In this project, I thought it would be another good opportunity to test what the newest chatbots could do.
I tested gpt-oss and qwen3-coder-next through ollama. In my prompts, I included instructions to check their work against the published documentation for Radicale, which they have certainly ingested, to make sure that their answers were viable.
In the output from both models, they "thought" about their answers, and then "checked" their work. Then they proceeded to spew nonsense about non-existent settings, missing config files, and version mismatches.
Both models presented their answers with utmost confidence, even when I attempted to correct them. After correction, they would change their answer to some other hallucination, and toggle between hallucinated answers the more I corrected them.
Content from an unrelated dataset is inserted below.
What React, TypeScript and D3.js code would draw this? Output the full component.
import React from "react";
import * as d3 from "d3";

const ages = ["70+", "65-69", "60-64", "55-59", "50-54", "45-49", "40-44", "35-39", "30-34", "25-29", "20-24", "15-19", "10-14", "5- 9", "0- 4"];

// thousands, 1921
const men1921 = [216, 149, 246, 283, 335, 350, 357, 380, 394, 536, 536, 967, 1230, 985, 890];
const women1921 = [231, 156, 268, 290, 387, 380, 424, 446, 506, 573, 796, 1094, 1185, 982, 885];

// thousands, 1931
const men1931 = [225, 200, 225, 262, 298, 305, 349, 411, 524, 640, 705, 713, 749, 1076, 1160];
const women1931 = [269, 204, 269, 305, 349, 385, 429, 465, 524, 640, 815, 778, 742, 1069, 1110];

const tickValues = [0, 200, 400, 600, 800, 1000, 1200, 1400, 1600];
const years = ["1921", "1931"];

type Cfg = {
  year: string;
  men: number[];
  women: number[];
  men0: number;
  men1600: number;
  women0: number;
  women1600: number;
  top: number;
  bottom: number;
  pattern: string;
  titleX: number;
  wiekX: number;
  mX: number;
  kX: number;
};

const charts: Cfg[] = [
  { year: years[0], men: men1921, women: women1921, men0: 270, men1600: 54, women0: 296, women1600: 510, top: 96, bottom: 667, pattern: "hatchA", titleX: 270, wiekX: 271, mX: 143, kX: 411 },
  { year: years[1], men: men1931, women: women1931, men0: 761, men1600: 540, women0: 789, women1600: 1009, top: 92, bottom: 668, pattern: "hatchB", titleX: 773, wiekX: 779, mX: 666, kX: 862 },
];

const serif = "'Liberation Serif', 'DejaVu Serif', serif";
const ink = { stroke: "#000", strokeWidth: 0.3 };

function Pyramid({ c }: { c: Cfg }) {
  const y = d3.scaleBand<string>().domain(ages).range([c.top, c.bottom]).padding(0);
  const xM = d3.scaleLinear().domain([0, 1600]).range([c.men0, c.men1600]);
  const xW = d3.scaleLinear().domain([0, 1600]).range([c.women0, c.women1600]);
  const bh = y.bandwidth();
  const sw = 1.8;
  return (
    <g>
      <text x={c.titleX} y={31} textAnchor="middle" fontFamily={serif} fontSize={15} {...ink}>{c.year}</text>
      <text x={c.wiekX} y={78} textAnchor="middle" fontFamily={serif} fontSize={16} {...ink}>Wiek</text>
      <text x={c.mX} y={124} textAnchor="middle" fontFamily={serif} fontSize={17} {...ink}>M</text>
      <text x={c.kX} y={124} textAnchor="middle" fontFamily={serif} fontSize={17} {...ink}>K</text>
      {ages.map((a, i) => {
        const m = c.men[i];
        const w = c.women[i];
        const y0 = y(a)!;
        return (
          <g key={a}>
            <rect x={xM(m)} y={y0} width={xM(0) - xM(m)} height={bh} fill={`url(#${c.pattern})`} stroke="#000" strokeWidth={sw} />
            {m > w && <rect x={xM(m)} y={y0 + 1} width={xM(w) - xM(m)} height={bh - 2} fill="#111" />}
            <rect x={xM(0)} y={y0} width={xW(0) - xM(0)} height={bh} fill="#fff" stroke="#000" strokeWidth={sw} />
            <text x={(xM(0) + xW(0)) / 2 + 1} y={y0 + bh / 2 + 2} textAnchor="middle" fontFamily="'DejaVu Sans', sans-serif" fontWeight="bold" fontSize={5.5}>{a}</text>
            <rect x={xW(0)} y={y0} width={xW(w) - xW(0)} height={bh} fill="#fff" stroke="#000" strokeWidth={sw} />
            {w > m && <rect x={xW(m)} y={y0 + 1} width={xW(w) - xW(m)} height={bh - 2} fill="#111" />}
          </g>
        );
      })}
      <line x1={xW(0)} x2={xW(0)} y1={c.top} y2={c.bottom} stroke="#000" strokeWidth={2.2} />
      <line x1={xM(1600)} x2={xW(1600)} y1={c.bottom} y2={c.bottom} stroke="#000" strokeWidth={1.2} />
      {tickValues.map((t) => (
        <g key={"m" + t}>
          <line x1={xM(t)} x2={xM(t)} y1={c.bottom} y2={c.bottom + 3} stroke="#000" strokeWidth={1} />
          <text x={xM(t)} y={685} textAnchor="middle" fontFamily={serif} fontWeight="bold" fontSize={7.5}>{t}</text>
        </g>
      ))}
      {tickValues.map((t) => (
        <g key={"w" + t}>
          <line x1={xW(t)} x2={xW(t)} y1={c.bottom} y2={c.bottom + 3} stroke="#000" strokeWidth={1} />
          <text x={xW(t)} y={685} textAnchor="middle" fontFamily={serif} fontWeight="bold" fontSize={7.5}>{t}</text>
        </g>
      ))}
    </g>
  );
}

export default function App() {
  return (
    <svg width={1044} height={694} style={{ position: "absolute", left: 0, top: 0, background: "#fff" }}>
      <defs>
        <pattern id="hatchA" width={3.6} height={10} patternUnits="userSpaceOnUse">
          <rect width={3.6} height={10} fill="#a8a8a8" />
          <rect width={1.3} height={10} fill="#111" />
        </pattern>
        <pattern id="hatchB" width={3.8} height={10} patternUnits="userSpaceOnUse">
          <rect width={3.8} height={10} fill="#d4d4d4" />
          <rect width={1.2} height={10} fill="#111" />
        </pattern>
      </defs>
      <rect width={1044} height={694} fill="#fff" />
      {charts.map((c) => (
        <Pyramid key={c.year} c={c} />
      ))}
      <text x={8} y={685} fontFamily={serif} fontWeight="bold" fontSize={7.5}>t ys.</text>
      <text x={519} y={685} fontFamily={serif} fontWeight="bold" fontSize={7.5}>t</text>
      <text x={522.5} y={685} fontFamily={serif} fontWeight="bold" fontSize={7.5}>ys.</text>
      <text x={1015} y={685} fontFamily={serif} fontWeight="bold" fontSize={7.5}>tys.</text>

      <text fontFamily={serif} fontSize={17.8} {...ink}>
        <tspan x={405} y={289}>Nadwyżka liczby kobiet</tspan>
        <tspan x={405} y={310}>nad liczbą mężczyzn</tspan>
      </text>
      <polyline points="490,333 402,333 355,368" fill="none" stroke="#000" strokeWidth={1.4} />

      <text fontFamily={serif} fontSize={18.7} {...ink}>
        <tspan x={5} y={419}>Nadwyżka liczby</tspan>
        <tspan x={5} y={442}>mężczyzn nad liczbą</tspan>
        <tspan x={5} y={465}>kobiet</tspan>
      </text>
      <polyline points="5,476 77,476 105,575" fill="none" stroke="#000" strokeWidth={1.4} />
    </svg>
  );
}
This was not a waste. I did find it helpful to "brainstorm" with the models, even thought they did not output a single correct answer. But correcting their "thought process" helped me to solidify my own, and I was able to work a solution.
My takeaway here is that because the documentation was sparse for what I was attempting, and because there were not even community discussions with guides for a similar configuration, the models did not have enough training data to be helpful for this particular case.
The more specific you are, the better
This is the most recent lesson I have learned from using AI models. For this blog, and my attempt to add a gallery page, I could prompt the model with something like this:
Create a drop down menu, and give it a low elevation shadow. Make the border for the menu match the color of the background for the page.Copilot, in this case, would then proceed to create the drop down, as requested, but would make mistakes, such as adding a white border, instead of a green one, or fail to add a box shadow at all.
If I scrapped those changes and prompted it again, with something like this instead:
Create a drop down menu, and apply the `--shadow-elevation-low` style from `style.css`. Make the border for the menu clear, with no color, so that the background for the page shows through.It could then provide the correct answer in a single attempt.
Vibe Coding an Image Gallery
This project in particular has some traits that make it an excellent candidate for Agentic AI coding.
- It's in a well known framework (Gatsby)
- It's a well known application of the technology (Web, image gallery)
- I know the project well (I started with a template, but built out a lot of customization myself)
- I know the framework, and its limitations (I am well accustomed to working in CSS, HTML, and Gatsby)
- Importantly, everything is in by Git, so erasing AI hallucinations in a Commit is easy.
I know enough that I could have worked through setting up the gallery all by myself, and would have been able to finish it in a day or two of spare time.
But working with Copilot, running Claude Haiku 4.5, I was able to complete the feature additions in 2 hours, start to finish.
This included debugging, adding in accessibility features, accounting for small device screens, matching existing CSS colors and styles, etc.
Only once did I find that Copilot was out in the weeds on an attempted solution.
In that case, ye olde git stash -a -u && git pull destroyed the broken code, and I was able to start a new prompt with more precise instructions.